Required work
From the listing below, restate word for word the lines from the line containing "What React, TypeScript" down through the line containing "const legendX = [444, 556, 670, 799];". Exclude pictures.

────

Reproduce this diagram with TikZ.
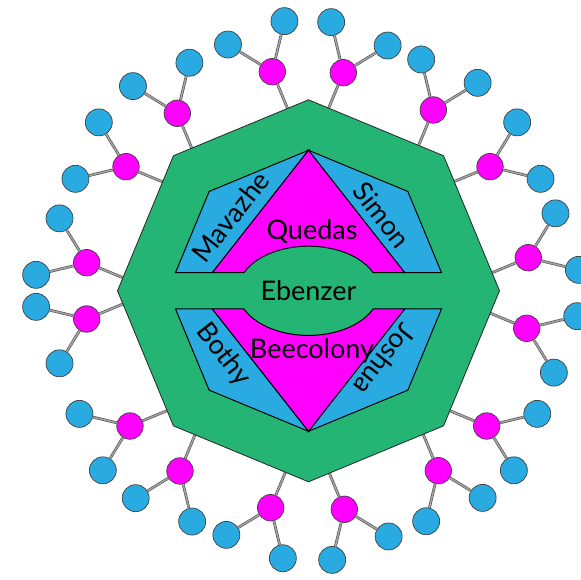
\documentclass[tikz,border=0pt]{standalone}
\usepackage{fontspec}
\setmainfont{Lato}
\usetikzlibrary{calc}
\definecolor{octgreen}{HTML}{24B473}
\definecolor{skyb}{HTML}{29ABE2}
\definecolor{mag}{HTML}{FF00FF}
\tikzset{
  hub/.style={circle, fill=mag, draw=black!75, line width=0.7pt, minimum size=26.5pt, inner sep=0pt},
  leaf/.style={circle, fill=skyb, draw=black!75, line width=0.7pt, minimum size=27pt, inner sep=0pt},
  conn/.style={draw=black!65, double=black!35, double distance=1.4pt, line width=0.7pt},
  piece/.style={draw=black, line width=1pt, line join=miter},
  lbl/.style={font=\fontsize{27}{32}\selectfont, inner sep=0pt},
}
\begin{document}
\begin{tikzpicture}[x=1pt,y=1pt]
\useasboundingbox (-308.5,-289.2) rectangle (271.5,290.8);
\foreach \k in {0,...,8} { \coordinate (o\k) at (\k*45:191); }
% hubs, leaves and connectors
\foreach \n/\x/\y/\a in {A/-36.2/219.1/112.5, B/-131.2/177.5/112.5,
  C/-182.5/124.1/157.5, G/-221.8/28.1/157.5,
  H/-221.8/-28.2/202.5, K/-178.5/-135.2/202.5,
  L/-128.5/-180.2/247.5, M/-37.8/-216.9/247.5,
  N/35.8/-218.5/292.5, P/129.8/-179.9/292.5,
  Q/178.2/-135.2/337.5, J/218.2/-37.5/337.5,
  I/219.8/33.1/22.5, F/181.5/124.1/22.5,
  E/124.8/180.8/67.5, D/34.8/218.1/67.5} {
  \node[hub] (\n) at (\x,\y) {};
  \node[leaf] (\n1) at ($(\n)+(\a+36:52)$) {};
  \node[leaf] (\n2) at ($(\n)+(\a-36:52)$) {};
  \coordinate (\n p) at (\a-22.5:191);
  \coordinate (\n q) at (\a+22.5:191);
  \coordinate (\n f) at ($(\n p)!(\n)!(\n q)$);
  \draw[conn] (\n) -- (\n1);
  \draw[conn] (\n) -- (\n2);
  \draw[conn] (\n) -- (\n f);
}
% outer octagon
\draw[fill=octgreen, draw=black!85, line width=0.8pt, line join=miter]
  (o0) -- (o1) -- (o2) -- (o3) -- (o4) -- (o5) -- (o6) -- (o7) -- cycle;
% upper half
\draw[piece, fill=skyb] (-133,18.1) -- (-99.35,99.35) -- (0,140.5) -- (-96.2,18.1) -- cycle;
\draw[piece, fill=skyb] (133,18.1) -- (99.35,99.35) -- (0,140.5) -- (96.2,18.1) -- cycle;
\draw[piece, fill=mag] (-96.2,18.1) -- (0,140.5) -- (96.2,18.1) -- (64.65,18.1)
  arc[start angle=23.94, end angle=156.06, x radius=70.7, y radius=44.6] -- cycle;
% lower half
\draw[piece, fill=skyb] (-133,-18.1) -- (-99.35,-99.35) -- (0,-140.5) -- (-96.2,-18.1) -- cycle;
\draw[piece, fill=skyb] (133,-18.1) -- (99.35,-99.35) -- (0,-140.5) -- (96.2,-18.1) -- cycle;
\draw[piece, fill=mag] (-96.2,-18.1) -- (0,-140.5) -- (96.2,-18.1) -- (64.65,-18.1)
  arc[start angle=-23.94, end angle=-156.06, x radius=70.7, y radius=44.6] -- cycle;
% labels
\node[lbl, anchor=base] (quedas) at (3.5,50.8) {Quedas};
\node[lbl, anchor=base] (ebenzer) at (0,-9.9) {Ebenzer};
\node[lbl, anchor=base] (beecolony) at (3.5,-67.7) {Beecolony};
\node[lbl, rotate=52] (mavazhe) at (-77.8,74.1) {Mavazhe};
\node[lbl, rotate=-52] (simon) at (73.2,75.8) {Simon};
\node[lbl, rotate=-52] (bothy) at (-85.2,-64.2) {Bothy};
\node[lbl, rotate=232] (joshua) at (76.5,-69.2) {Joshua};
\end{tikzpicture}
\end{document}
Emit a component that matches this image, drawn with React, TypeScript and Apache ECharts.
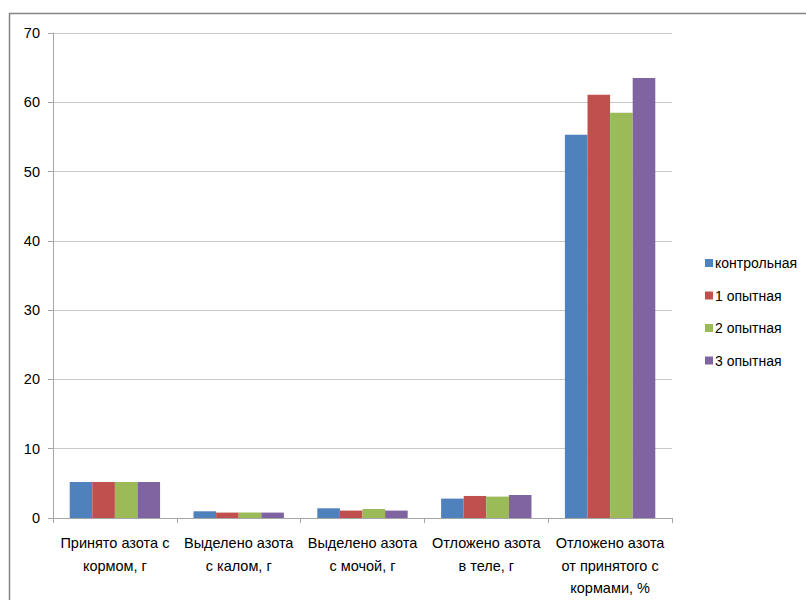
import React, { useEffect, useRef } from "react";
import * as echarts from "echarts";

// Nitrogen balance indicators per group
const categories = [
  "Принято азота с\nкормом, г",
  "Выделено азота\nс калом, г",
  "Выделено азота\nс мочой, г",
  "Отложено азота\nв теле, г",
  "Отложено азота\nот принятого с\nкормами, %",
];

const groupNames = ["контрольная", "1 опытная", "2 опытная", "3 опытная"];

const control = [5.2, 0.97, 1.4, 2.8, 55.3];
const exp1 = [5.2, 0.78, 1.07, 3.18, 61.1];
const exp2 = [5.2, 0.78, 1.3, 3.09, 58.5];
const exp3 = [5.2, 0.78, 1.07, 3.32, 63.5];

const seriesValues = [control, exp1, exp2, exp3];
const colors = ["#4f81bd", "#c0504d", "#9bbb59", "#8064a2"];

const FONT = "Liberation Sans";

export default function App() {
  const ref = useRef<HTMLDivElement>(null);

  useEffect(() => {
    if (!ref.current) return;
    const chart = echarts.init(ref.current, undefined, { renderer: "svg" });
    chart.setOption({
      animation: false,
      backgroundColor: "#ffffff",
      textStyle: { fontFamily: FONT },
      grid: { left: 53, right: 134, top: 33, bottom: 82 },
      graphic: [
        {
          type: "rect",
          shape: { x: 9.5, y: 13.5, width: 820, height: 620 },
          style: { fill: "none", stroke: "#868686", lineWidth: 1.5 },
          silent: true,
        },
      ],
      legend: {
        orient: "vertical",
        left: 700,
        top: 250,
        itemWidth: 8,
        itemHeight: 8,
        itemGap: 16.5,
        icon: "rect",
        textStyle: {
          fontFamily: FONT,
          fontSize: 14,
          lineHeight: 16,
          color: "#000",
          padding: [0, 0, 0, -3],
        },
        data: groupNames,
      },
      xAxis: {
        type: "category",
        data: categories,
        axisLine: { lineStyle: { color: "#a6a6a6", width: 1 } },
        axisTick: { show: true, length: 5, lineStyle: { color: "#a6a6a6" } },
        axisLabel: {
          interval: 0,
          color: "#000",
          fontFamily: FONT,
          fontSize: 14.5,
          lineHeight: 22.5,
          margin: 14,
        },
      },
      yAxis: {
        type: "value",
        min: 0,
        max: 70,
        interval: 10,
        axisLine: { show: true, lineStyle: { color: "#a6a6a6" } },
        axisTick: { show: true, length: 5, lineStyle: { color: "#a6a6a6" } },
        splitLine: { lineStyle: { color: "#c8c8c8", width: 1 } },
        axisLabel: { color: "#000", fontFamily: FONT, fontSize: 14.5, margin: 13 },
      },
      series: groupNames.map((name, i) => ({
        name,
        type: "bar",
        data: seriesValues[i],
        barGap: "0%",
        barCategoryGap: "27%",
        itemStyle: { color: colors[i] },
      })),
    });
    return () => chart.dispose();
  }, []);

  return (
    <div
      ref={ref}
      style={{ position: "fixed", left: 0, top: 0, width: 806, height: 600 }}
    />
  );
}
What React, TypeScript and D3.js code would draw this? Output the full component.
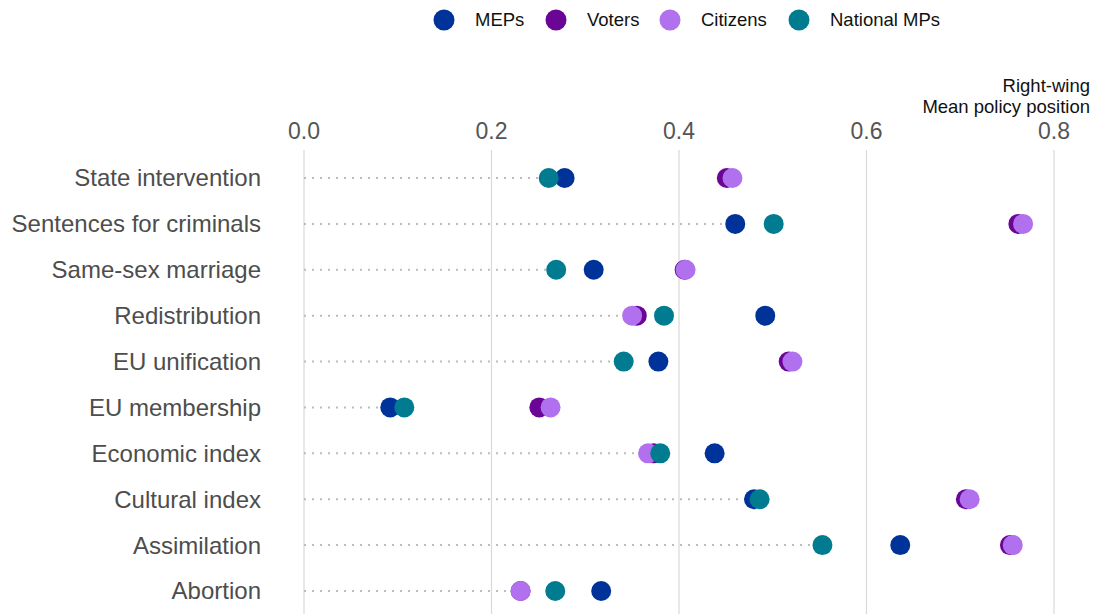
import React from 'react';
import * as d3 from 'd3';

const categories = [
  'State intervention',
  'Sentences for criminals',
  'Same-sex marriage',
  'Redistribution',
  'EU unification',
  'EU membership',
  'Economic index',
  'Cultural index',
  'Assimilation',
  'Abortion',
];

const meps = [0.278, 0.46, 0.309, 0.492, 0.378, 0.092, 0.438, 0.48, 0.636, 0.317];
const voters = [0.451, 0.762, 0.406, 0.355, 0.517, 0.251, 0.373, 0.706, 0.753, 0.231];
const citizens = [0.457, 0.767, 0.407, 0.35, 0.521, 0.263, 0.367, 0.71, 0.756, 0.231];
const nationalMps = [0.261, 0.501, 0.269, 0.384, 0.341, 0.107, 0.38, 0.486, 0.553, 0.268];

const xTicks = [0, 0.2, 0.4, 0.6, 0.8];

const series = [
  { name: 'MEPs', values: meps, color: '#003399' },
  { name: 'Voters', values: voters, color: '#6a0596' },
  { name: 'Citizens', values: citizens, color: '#b170ee' },
  { name: 'National MPs', values: nationalMps, color: '#007b8f' },
];

const W = 1096;
const H = 614;
const font = 'Liberation Sans, Arial, sans-serif';

export default function App() {
  const x = d3.scaleLinear().domain([0, 0.8]).range([304, 1054]);
  const y = d3.scalePoint<string>().domain(categories).range([178, 591]);

  // legend swatch centres
  const legendX = [444, 556, 670, 799];

  return (
    <svg width={W} height={H} style={{ position: 'absolute', left: 0, top: 0 }}>
      <rect width={W} height={H} fill="#fff" />
      {xTicks.map((t) => (
        <g key={t}>
          <line x1={x(t)} x2={x(t)} y1={150} y2={H} stroke="#d9d9d9" strokeWidth={1.2} />
          <text
            x={x(t)}
            y={139}
            textAnchor="middle"
            fontFamily={font}
            fontSize={23}
            fill="#555"
          >
            {d3.format('.1f')(t)}
          </text>
        </g>
      ))}
      <text x={1090} y={92} textAnchor="end" fontFamily={font} fontSize={18.5} fill="#111">
        Right-wing
      </text>
      <text x={1090} y={113} textAnchor="end" fontFamily={font} fontSize={18.5} fill="#111">
        Mean policy position
      </text>
      {categories.map((c, i) => {
        const minV = d3.min(series, (s) => s.values[i]) as number;
        return (
          <g key={c}>
            <text
              x={261}
              y={y(c)!}
              dy="0.35em"
              textAnchor="end"
              fontFamily={font}
              fontSize={24}
              fill="#4d4d4d"
            >
              {c}
            </text>
            <line
              x1={x(0)}
              x2={x(minV)}
              y1={y(c)!}
              y2={y(c)!}
              stroke="#bdbdbd"
              strokeWidth={2}
              strokeDasharray="2,6"
            />
          </g>
        );
      })}
      {series.map((s) =>
        s.values.map((v, i) => (
          <circle key={s.name + i} cx={x(v)} cy={y(categories[i])!} r={10} fill={s.color} />
        ))
      )}
      {series.map((s, i) => (
        <g key={s.name}>
          <circle cx={legendX[i]} cy={20} r={10.5} fill={s.color} />
          <text x={legendX[i] + 31} y={20} dy="0.35em" fontFamily={font} fontSize={18.5} fill="#111">
            {s.name}
          </text>
        </g>
      ))}
    </svg>
  );
}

────

Full output
What React, TypeScript and D3.js code would draw this? Output the full component.
import React from 'react';
import * as d3 from 'd3';

const categories = [
  'State intervention',
  'Sentences for criminals',
  'Same-sex marriage',
  'Redistribution',
  'EU unification',
  'EU membership',
  'Economic index',
  'Cultural index',
  'Assimilation',
  'Abortion',
];

const meps = [0.278, 0.46, 0.309, 0.492, 0.378, 0.092, 0.438, 0.48, 0.636, 0.317];
const voters = [0.451, 0.762, 0.406, 0.355, 0.517, 0.251, 0.373, 0.706, 0.753, 0.231];
const citizens = [0.457, 0.767, 0.407, 0.35, 0.521, 0.263, 0.367, 0.71, 0.756, 0.231];
const nationalMps = [0.261, 0.501, 0.269, 0.384, 0.341, 0.107, 0.38, 0.486, 0.553, 0.268];

const xTicks = [0, 0.2, 0.4, 0.6, 0.8];

const series = [
  { name: 'MEPs', values: meps, color: '#003399' },
  { name: 'Voters', values: voters, color: '#6a0596' },
  { name: 'Citizens', values: citizens, color: '#b170ee' },
  { name: 'National MPs', values: nationalMps, color: '#007b8f' },
];

const W = 1096;
const H = 614;
const font = 'Liberation Sans, Arial, sans-serif';

export default function App() {
  const x = d3.scaleLinear().domain([0, 0.8]).range([304, 1054]);
  const y = d3.scalePoint<string>().domain(categories).range([178, 591]);

  // legend swatch centres
  const legendX = [444, 556, 670, 799];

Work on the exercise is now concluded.